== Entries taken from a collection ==
START
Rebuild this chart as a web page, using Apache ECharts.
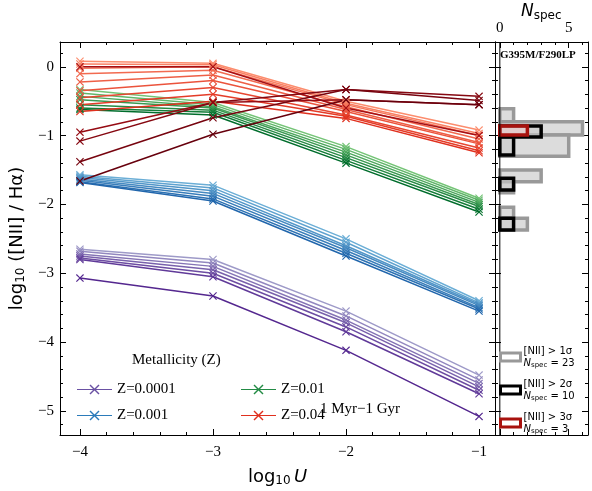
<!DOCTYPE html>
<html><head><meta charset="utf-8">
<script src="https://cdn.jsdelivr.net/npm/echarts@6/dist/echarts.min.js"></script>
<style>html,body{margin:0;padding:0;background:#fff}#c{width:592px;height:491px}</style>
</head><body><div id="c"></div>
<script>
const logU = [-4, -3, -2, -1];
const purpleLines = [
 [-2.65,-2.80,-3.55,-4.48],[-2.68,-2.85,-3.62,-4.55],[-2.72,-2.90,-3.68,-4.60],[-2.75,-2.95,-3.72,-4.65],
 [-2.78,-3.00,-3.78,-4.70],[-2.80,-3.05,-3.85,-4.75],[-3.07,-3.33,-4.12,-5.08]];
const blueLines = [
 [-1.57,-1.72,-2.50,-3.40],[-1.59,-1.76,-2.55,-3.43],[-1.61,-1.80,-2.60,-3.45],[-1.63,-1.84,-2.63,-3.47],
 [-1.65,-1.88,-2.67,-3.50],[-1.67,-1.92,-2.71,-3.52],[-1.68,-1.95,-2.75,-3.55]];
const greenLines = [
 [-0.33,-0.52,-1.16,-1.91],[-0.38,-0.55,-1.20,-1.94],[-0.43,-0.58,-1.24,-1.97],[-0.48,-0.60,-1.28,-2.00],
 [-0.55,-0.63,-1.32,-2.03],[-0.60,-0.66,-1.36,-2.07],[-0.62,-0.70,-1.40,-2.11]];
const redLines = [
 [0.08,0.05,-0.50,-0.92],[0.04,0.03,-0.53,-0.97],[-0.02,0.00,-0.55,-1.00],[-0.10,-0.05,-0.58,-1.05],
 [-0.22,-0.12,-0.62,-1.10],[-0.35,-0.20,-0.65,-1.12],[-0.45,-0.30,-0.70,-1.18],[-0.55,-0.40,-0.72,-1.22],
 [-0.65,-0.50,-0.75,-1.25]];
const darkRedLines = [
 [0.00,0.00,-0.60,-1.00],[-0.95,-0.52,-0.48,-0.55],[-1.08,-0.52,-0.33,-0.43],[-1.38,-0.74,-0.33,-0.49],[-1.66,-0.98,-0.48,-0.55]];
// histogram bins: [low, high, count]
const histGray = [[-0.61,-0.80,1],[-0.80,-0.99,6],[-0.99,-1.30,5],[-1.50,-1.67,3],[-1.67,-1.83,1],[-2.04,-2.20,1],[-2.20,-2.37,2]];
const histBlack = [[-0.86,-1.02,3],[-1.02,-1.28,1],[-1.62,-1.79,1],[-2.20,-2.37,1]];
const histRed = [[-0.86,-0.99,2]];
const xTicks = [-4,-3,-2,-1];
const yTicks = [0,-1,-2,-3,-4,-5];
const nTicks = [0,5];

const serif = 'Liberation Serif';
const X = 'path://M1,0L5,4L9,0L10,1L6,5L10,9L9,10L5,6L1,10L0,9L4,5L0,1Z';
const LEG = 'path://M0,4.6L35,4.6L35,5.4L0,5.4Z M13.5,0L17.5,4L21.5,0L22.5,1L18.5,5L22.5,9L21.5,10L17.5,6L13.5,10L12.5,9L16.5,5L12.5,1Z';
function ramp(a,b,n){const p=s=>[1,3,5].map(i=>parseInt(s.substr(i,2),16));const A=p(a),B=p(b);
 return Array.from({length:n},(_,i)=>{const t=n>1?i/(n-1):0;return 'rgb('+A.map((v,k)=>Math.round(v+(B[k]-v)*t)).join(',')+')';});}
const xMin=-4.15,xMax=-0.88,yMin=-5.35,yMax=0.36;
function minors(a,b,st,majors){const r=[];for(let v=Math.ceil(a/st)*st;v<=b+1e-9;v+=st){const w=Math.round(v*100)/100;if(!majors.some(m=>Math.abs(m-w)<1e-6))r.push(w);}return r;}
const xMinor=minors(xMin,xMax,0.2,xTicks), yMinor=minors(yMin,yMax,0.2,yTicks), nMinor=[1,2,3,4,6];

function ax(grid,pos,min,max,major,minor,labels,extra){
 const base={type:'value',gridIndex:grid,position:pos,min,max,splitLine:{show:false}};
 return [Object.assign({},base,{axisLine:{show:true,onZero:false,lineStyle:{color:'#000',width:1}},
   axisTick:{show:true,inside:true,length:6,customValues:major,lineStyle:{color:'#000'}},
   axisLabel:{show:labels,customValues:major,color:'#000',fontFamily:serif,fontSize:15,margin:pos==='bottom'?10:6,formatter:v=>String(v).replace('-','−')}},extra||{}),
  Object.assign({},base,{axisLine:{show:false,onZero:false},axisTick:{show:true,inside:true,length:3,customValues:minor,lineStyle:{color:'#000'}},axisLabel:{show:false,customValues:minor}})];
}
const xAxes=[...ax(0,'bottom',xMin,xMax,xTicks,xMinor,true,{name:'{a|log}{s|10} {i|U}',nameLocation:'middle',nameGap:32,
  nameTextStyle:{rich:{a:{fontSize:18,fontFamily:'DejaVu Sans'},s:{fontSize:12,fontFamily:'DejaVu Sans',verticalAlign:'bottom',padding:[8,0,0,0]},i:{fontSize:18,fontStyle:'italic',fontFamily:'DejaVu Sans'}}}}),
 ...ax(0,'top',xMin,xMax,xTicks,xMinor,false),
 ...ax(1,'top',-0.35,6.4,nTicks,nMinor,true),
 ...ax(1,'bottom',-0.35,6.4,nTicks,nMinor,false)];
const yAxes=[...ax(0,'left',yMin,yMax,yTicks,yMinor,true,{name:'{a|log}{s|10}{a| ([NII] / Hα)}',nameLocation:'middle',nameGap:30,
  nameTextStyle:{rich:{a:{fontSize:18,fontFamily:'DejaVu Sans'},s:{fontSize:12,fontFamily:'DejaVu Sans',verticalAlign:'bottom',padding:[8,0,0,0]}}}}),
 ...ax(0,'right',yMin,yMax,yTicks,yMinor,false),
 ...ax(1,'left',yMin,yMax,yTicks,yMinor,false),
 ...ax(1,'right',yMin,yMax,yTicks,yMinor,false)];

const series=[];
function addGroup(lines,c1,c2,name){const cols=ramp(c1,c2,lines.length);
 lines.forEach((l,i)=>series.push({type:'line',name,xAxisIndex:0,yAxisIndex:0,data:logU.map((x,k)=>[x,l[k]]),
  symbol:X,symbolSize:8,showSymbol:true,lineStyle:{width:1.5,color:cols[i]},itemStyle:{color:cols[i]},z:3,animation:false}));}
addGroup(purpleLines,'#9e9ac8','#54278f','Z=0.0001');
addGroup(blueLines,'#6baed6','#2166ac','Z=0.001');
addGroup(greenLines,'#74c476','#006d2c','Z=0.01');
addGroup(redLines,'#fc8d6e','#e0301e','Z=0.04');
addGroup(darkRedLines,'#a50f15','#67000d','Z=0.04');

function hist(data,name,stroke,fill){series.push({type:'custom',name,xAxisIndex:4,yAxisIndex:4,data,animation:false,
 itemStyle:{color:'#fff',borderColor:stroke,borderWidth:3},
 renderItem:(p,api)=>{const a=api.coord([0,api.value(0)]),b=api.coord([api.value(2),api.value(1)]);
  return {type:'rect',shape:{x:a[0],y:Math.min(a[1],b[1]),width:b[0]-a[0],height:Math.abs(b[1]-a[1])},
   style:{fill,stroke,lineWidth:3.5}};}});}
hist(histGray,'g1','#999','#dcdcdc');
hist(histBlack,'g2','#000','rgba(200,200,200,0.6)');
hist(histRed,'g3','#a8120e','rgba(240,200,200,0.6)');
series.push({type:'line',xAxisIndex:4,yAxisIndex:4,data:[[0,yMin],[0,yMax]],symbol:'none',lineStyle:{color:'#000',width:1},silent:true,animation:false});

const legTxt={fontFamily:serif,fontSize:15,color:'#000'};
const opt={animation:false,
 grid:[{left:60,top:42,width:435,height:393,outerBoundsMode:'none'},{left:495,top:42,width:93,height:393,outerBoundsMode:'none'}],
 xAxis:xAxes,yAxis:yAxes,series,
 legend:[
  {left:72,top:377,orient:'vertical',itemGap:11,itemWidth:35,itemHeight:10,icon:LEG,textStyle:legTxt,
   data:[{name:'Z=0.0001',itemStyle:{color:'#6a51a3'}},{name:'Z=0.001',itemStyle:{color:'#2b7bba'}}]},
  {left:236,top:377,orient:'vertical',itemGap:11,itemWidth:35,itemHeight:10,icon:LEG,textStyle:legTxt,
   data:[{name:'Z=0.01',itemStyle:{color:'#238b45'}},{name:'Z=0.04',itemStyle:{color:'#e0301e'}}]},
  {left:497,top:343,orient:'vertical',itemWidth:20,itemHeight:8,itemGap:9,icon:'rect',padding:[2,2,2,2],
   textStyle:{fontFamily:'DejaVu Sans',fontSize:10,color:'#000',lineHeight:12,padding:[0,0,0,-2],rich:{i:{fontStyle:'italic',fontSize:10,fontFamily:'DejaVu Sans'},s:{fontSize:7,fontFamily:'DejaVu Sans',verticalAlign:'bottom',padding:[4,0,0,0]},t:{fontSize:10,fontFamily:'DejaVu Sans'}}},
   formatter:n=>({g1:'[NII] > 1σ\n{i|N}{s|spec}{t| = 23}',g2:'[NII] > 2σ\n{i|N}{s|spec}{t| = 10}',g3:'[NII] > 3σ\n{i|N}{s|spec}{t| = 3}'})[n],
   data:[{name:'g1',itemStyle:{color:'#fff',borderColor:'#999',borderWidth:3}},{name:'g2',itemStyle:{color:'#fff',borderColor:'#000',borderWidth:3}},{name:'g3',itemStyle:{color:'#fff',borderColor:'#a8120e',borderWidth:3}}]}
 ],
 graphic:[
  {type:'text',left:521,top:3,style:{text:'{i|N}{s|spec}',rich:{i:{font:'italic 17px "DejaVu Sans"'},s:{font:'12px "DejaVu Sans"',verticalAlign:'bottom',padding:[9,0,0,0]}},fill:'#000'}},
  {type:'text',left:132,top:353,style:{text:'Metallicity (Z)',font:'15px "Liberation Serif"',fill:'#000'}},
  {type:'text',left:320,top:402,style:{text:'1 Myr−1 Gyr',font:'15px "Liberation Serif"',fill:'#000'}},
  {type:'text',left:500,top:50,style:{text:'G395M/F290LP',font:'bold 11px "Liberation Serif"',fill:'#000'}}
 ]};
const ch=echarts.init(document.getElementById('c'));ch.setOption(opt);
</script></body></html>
END
START
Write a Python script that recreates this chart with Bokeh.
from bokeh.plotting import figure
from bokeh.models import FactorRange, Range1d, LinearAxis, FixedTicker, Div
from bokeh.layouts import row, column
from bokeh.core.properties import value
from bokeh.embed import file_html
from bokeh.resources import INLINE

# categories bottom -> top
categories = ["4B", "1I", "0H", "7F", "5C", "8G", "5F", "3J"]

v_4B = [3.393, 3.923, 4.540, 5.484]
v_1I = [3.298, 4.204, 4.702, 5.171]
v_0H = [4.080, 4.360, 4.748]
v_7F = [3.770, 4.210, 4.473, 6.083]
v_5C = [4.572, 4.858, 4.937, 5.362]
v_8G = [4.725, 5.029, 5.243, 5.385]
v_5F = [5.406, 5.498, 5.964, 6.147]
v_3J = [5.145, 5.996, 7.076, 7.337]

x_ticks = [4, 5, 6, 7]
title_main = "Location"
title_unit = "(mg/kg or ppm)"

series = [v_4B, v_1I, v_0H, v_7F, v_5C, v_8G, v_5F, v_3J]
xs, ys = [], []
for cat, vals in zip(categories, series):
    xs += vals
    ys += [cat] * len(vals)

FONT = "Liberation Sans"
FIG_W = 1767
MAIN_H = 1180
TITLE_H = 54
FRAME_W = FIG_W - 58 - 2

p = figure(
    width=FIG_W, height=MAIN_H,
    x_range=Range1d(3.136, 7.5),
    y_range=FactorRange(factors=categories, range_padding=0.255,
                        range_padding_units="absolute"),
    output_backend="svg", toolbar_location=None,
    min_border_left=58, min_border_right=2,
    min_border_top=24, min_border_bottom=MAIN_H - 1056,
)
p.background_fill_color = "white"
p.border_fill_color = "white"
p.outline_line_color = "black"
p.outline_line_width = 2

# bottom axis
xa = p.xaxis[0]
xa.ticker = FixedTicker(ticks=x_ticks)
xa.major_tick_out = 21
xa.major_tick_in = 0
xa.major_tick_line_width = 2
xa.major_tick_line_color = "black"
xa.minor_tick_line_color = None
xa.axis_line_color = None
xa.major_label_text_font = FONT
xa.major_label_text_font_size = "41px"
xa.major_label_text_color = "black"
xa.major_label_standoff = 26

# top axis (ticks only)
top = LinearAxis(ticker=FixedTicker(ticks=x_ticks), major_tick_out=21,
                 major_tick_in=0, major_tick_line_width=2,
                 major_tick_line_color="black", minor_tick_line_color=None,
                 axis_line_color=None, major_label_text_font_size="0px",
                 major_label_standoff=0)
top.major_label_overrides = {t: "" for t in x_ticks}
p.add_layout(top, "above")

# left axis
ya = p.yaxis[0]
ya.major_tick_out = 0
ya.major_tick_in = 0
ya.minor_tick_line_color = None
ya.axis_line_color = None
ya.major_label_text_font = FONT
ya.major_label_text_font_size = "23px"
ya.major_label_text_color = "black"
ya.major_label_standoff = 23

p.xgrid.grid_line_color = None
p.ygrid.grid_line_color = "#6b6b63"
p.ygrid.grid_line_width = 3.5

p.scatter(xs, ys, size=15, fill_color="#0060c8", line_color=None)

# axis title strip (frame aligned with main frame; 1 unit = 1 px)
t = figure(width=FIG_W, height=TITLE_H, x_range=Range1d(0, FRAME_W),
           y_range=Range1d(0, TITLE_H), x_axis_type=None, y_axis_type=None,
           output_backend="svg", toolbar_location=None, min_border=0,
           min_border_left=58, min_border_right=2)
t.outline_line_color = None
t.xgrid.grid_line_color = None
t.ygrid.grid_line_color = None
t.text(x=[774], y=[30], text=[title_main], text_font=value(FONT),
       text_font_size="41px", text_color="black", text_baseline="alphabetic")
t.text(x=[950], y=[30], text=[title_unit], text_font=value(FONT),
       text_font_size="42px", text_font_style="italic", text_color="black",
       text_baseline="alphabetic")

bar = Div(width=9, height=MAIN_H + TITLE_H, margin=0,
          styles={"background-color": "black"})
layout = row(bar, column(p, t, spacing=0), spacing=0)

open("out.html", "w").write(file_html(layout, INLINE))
END
== What the task asks ==
Copy each line in the data that holds the word "with".

== Task result ==
Write a Python script that recreates this chart with Bokeh.
# axis title strip (frame aligned with main frame; 1 unit = 1 px)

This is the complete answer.